Its like putting your savings on autopilot – realistically its hard for most of us to always have to fly the plane.
This helps you save more because you then don’t spend that money (since you know its automatically going to be taken out every month) and learn to live without it for the time being.
Although I’ve head about this concept of “automating your savings” before, it wasn’t until then that it really clicked for me. I realized that you can accomplish this by using credit cards as well.
There are certain credit cards out there, such as One By American Express that automatically put away a certain percentage of the money you spend with the card into a savings account. For example, One by American Express puts away 1% of everything you save into an FDIC insured savings account. This account is opened in your name and the money is automatically transfered every month.
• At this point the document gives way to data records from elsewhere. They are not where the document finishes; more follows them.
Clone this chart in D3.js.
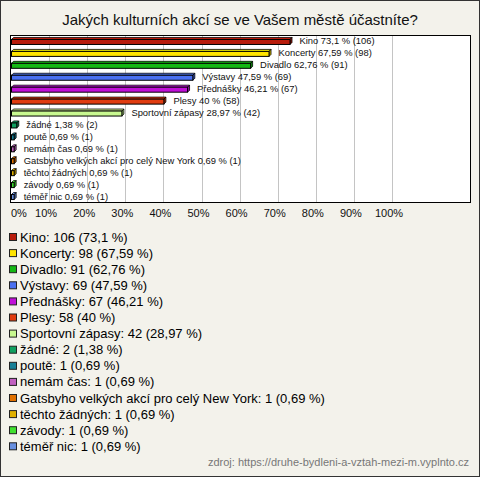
<!DOCTYPE html>
<meta charset="utf-8">
<script src="https://d3js.org/d3.v7.min.js"></script>
<style>
body { margin: 0; background: #f3f2eb; }
svg { display: block; font-family: "Liberation Sans", Arial, sans-serif; }
.grid line { stroke: #c4c4c4; stroke-width: 1; }
.barlabel { font-size: 9.4px; fill: #111; }
.tick text { font-size: 11px; fill: #111; }
.legend text { font-size: 13px; fill: #000; }
</style>
<body>
<script>

var titleText = "Jakých kulturních akcí se ve Vašem městě účastníte?"
var sourceText = "zdroj: https://druhe-bydleni-a-vztah-mezi-m.vyplnto.cz"

var categories = ["Kino", "Koncerty", "Divadlo", "Výstavy", "Přednášky", "Plesy", "Sportovní zápasy",
  "žádné", "poutě", "nemám čas", "Gatsbyho velkých akcí pro celý New York", "těchto žádných", "závody", "téměř nic"]
var counts = [106, 98, 91, 69, 67, 58, 42, 2, 1, 1, 1, 1, 1, 1]
var percents = [73.1, 67.59, 62.76, 47.59, 46.21, 40, 28.97, 1.38, 0.69, 0.69, 0.69, 0.69, 0.69, 0.69]
var colors = ["#b81c0c", "#ffe400", "#14b814", "#4a70f0", "#c010d8", "#e03c10", "#c8f890",
  "#10a060", "#188098", "#c060c0", "#e07000", "#e0b000", "#40e030", "#6890e0"]
var ticks = [0, 10, 20, 30, 40, 50, 60, 70, 80, 90, 100]

var width = 480, height = 477
var plot = {left: 10, right: 470, top: 35, bottom: 202}
var depth = 2

function fmt(v) { return String(v).replace(".", ",") }

var data = categories.map(function(c, i) {
  return {name: c, count: counts[i], pct: percents[i], color: colors[i]}
})

var svg = d3.select("body").append("svg")
  .attr("width", width)
  .attr("height", height)

svg.append("rect")
  .attr("x", 0.5).attr("y", 0.5)
  .attr("width", width - 1).attr("height", height - 1)
  .attr("fill", "#f3f2eb")
  .attr("stroke", "#333")

svg.append("text")
  .attr("x", 240)
  .attr("y", 25)
  .attr("text-anchor", "middle")
  .style("font-size", "15px")
  .attr("fill", "#111")
  .text(titleText)

var xScale = d3.scaleLinear()
  .domain([0, 100])
  .range([11, 392])

var yScale = d3.scaleBand()
  .domain(categories)
  .range([plot.top, plot.bottom])

svg.append("rect")
  .attr("x", plot.left + 0.5).attr("y", plot.top + 0.5)
  .attr("width", plot.right - plot.left).attr("height", plot.bottom - plot.top)
  .attr("fill", "#fff")

svg.append("g")
  .attr("class", "grid")
  .selectAll("line")
  .data(ticks.slice(1))
  .enter().append("line")
  .attr("x1", function(d) { return Math.round(xScale(d)) + 0.5 })
  .attr("x2", function(d) { return Math.round(xScale(d)) + 0.5 })
  .attr("y1", plot.top)
  .attr("y2", plot.bottom)

svg.append("rect")
  .attr("x", plot.left + 0.5).attr("y", plot.top + 0.5)
  .attr("width", plot.right - plot.left).attr("height", plot.bottom - plot.top)
  .attr("fill", "none")
  .attr("stroke", "#000")

// tick labels
svg.append("g")
  .attr("class", "tick")
  .selectAll("text")
  .data(ticks)
  .enter().append("text")
  .attr("x", function(d) { return d == 0 ? xScale(d) : xScale(d) - 3 })
  .attr("y", 217)
  .attr("text-anchor", function(d) { return d == 0 ? "start" : "middle" })
  .text(function(d) { return d + "%" })

// 3d bars
var bars = svg.append("g").selectAll("g")
  .data(data)
  .enter().append("g")
  .attr("transform", function(d) {
    return "translate(0," + (yScale(d.name) + yScale.bandwidth() / 2) + ")"
  })

var h = 5
bars.each(function(d) {
  var g = d3.select(this)
  var x0 = xScale(0) + 0.5, x1 = xScale(d.pct) + 0.5
  var y0 = -1.5
  g.append("path")
    .attr("d", "M" + x0 + "," + y0 + "L" + (x0 + depth) + "," + (y0 - depth) +
      "L" + (x1 + depth) + "," + (y0 - depth) + "L" + x1 + "," + y0 + "Z")
    .attr("fill", d3.color(d.color).brighter(0.3))
    .attr("stroke", "#000")
    .attr("stroke-width", 0.8)
  g.append("path")
    .attr("d", "M" + x1 + "," + y0 + "L" + (x1 + depth) + "," + (y0 - depth) +
      "L" + (x1 + depth) + "," + (y0 + h - depth) + "L" + x1 + "," + (y0 + h) + "Z")
    .attr("fill", d3.color(d.color).darker(0.6))
    .attr("stroke", "#000")
    .attr("stroke-width", 0.8)
  g.append("rect")
    .attr("x", x0).attr("y", y0)
    .attr("width", x1 - x0).attr("height", h)
    .attr("fill", d.color)
    .attr("stroke", "#000")
    .attr("stroke-width", 1)
})

bars.append("text")
  .attr("class", "barlabel")
  .attr("x", function(d) { return xScale(d.pct) + 10 })
  .attr("y", 3.5)
  .text(function(d) { return d.name + " " + fmt(d.pct) + " % (" + d.count + ")" })

// legend
var legend = svg.append("g")
  .attr("class", "legend")
  .selectAll("g")
  .data(data)
  .enter().append("g")
  .attr("transform", function(d, i) { return "translate(0," + (237 + i * 16.1) + ")" })

legend.append("rect")
  .attr("x", 9.5).attr("y", -3.5)
  .attr("width", 7).attr("height", 7)
  .attr("fill", function(d) { return d.color })
  .attr("stroke", "#222")

legend.append("text")
  .attr("x", 20)
  .attr("y", 4.5)
  .text(function(d) { return d.name + ": " + d.count + " (" + fmt(d.pct) + " %)" })

svg.append("text")
  .attr("x", 469)
  .attr("y", 466)
  .attr("text-anchor", "end")
  .style("font-size", "11px")
  .attr("fill", "#777")
  .text(sourceText)

</script>
</body>
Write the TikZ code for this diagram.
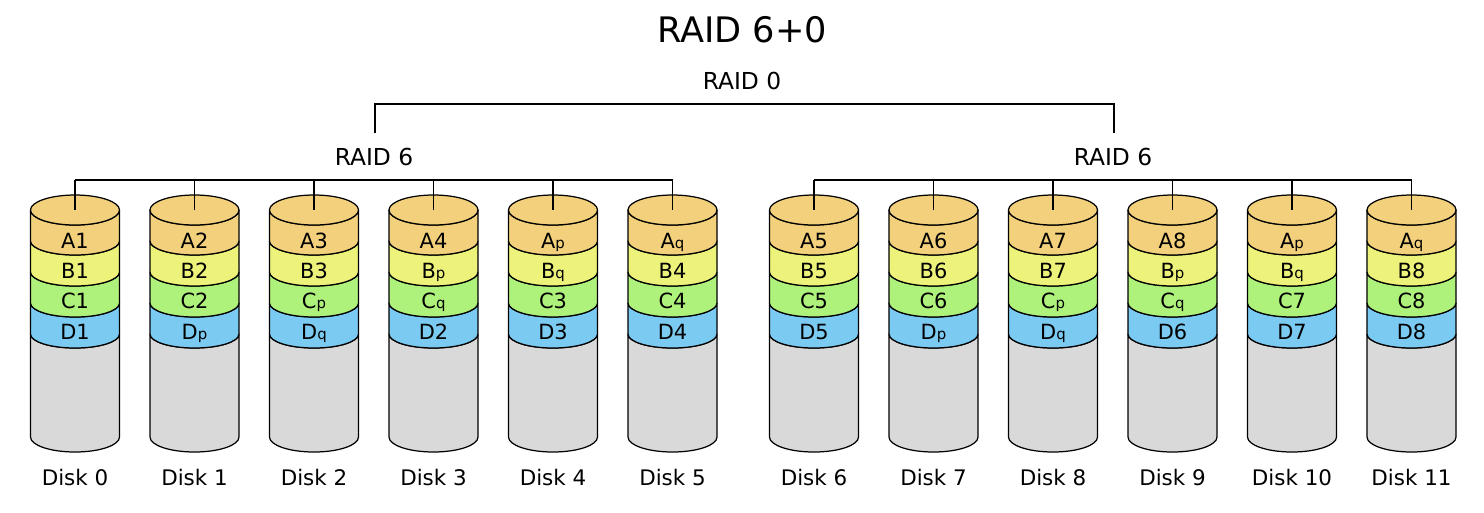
\documentclass[tikz,border=0pt]{standalone}
\usepackage{fontspec}
\setmainfont{DejaVu Sans}
\usepackage{tikz}

\definecolor{stripA}{HTML}{F3D07B}
\definecolor{stripB}{HTML}{EDF27B}
\definecolor{stripC}{HTML}{AFF27B}
\definecolor{stripD}{HTML}{7BCAF2}
\definecolor{diskgray}{HTML}{D9D9D9}

\newcommand{\psub}[1]{{\fontsize{8.5}{10}\selectfont #1}}

\tikzset{
    disk edge/.style={draw=black, line width=0.7pt, line join=round},
    bus line/.style={draw=black, line width=0.7pt},
    band label/.style={anchor=base, inner sep=0pt, font=\fontsize{11.9}{14}\selectfont},
    disk label/.style={anchor=base, inner sep=0pt, font=\fontsize{12.2}{14}\selectfont},
    raid label/.style={anchor=base, inner sep=0pt, font=\fontsize{13.3}{16}\selectfont},
}

\begin{document}
\begin{tikzpicture}[x=0.02cm, y=-0.02cm]
    \useasboundingbox (0,0) rectangle (1484,512);

    \node[anchor=base, inner sep=0pt, font=\fontsize{20}{24}\selectfont] (title) at (742,42) {RAID 6+0};
    \node[raid label] (raid0) at (742,89) {RAID 0};
    \node[raid label] (raid6L) at (374,165) {RAID 6};
    \node[raid label] (raid6R) at (1113,165) {RAID 6};

    % RAID 0 bracket
    \coordinate (brL) at (375,133);
    \coordinate (brR) at (1114,133);
    \coordinate (brTop) at (742,104);
    \draw[line width=1.1pt] (brL) |- (brTop) -| (brR);

    \foreach \n/\cx/\la/\lb/\lc/\ld in {
        0/75/A1/B1/C1/D1,
        1/194.5/A2/B2/C2/D\psub{p},
        2/314/A3/B3/C\psub{p}/D\psub{q},
        3/433.5/A4/B\psub{p}/C\psub{q}/D2,
        4/553/A\psub{p}/B\psub{q}/C3/D3,
        5/672.5/A\psub{q}/B4/C4/D4,
        6/814/A5/B5/C5/D5,
        7/933.5/A6/B6/C6/D\psub{p},
        8/1053/A7/B7/C\psub{p}/D\psub{q},
        9/1172.5/A8/B\psub{p}/C\psub{q}/D6,
        10/1292/A\psub{p}/B\psub{q}/C7/D7,
        11/1411.5/A\psub{q}/B8/C8/D8%
    } {
        \begin{scope}[shift={(\cx,0)}]
            % empty part of the disk
            \filldraw[disk edge, fill=diskgray] (-44.5,334) -- (-44.5,437)
                arc[start angle=180, end angle=0, x radius=44.5, y radius=15]
                -- (44.5,334) arc[start angle=0, end angle=180, x radius=44.5, y radius=14] -- cycle;
            % stripes, bottom first
            \foreach \yt/\rt/\yb/\col in {303/14/334/stripD, 272/14/303/stripC, 241/14/272/stripB, 210/15/241/stripA} {
                \filldraw[disk edge, fill=\col] (-44.5,\yt) -- (-44.5,\yb)
                    arc[start angle=180, end angle=0, x radius=44.5, y radius=14]
                    -- (44.5,\yt) arc[start angle=0, end angle=180, x radius=44.5, y radius=\rt] -- cycle;
            }
            \filldraw[disk edge, fill=stripA] (0,210) ellipse[x radius=44.5, y radius=15];

            \node[band label] (a\n) at (0,248) {\la};
            \node[band label] (b\n) at (0,278) {\lb};
            \node[band label] (c\n) at (0,308.5) {\lc};
            \node[band label] (d\n) at (0,339) {\ld};
            \node[disk label] (disk\n) at (0,485.5) {Disk \n};

            \coordinate (top\n) at (0,210);
            \coordinate (bus\n) at (0,180);
            \draw[bus line] (bus\n) -- (top\n);
        \end{scope}
    }

    \draw[bus line] (bus0) -- (bus5);
    \draw[bus line] (bus6) -- (bus11);
\end{tikzpicture}
\end{document}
I like to call this category of credit cards “Savings Credit Cards.”
These savings credit cards are a great alternative for those who aren’t interested in the traditional rewards programs and are looking for a way to literally save money by using their card.
Over the last few months I’ve been automating more and more of my finances and although I don’t use this as a primary way to save money, its very nice icing on the cake.
Over time all of this money being put away into a high-yield account can really add up. Not only are you automatically saving a percentage of your money but your earning good interest on that money as well.
The best part is this all happens without you having to lift a finger. I am big on planning ahead with my finances and if you are trying to plan ahead for the next 5, 10 or even 20 years this can be a great way to start saving and avoid the temptations along the road.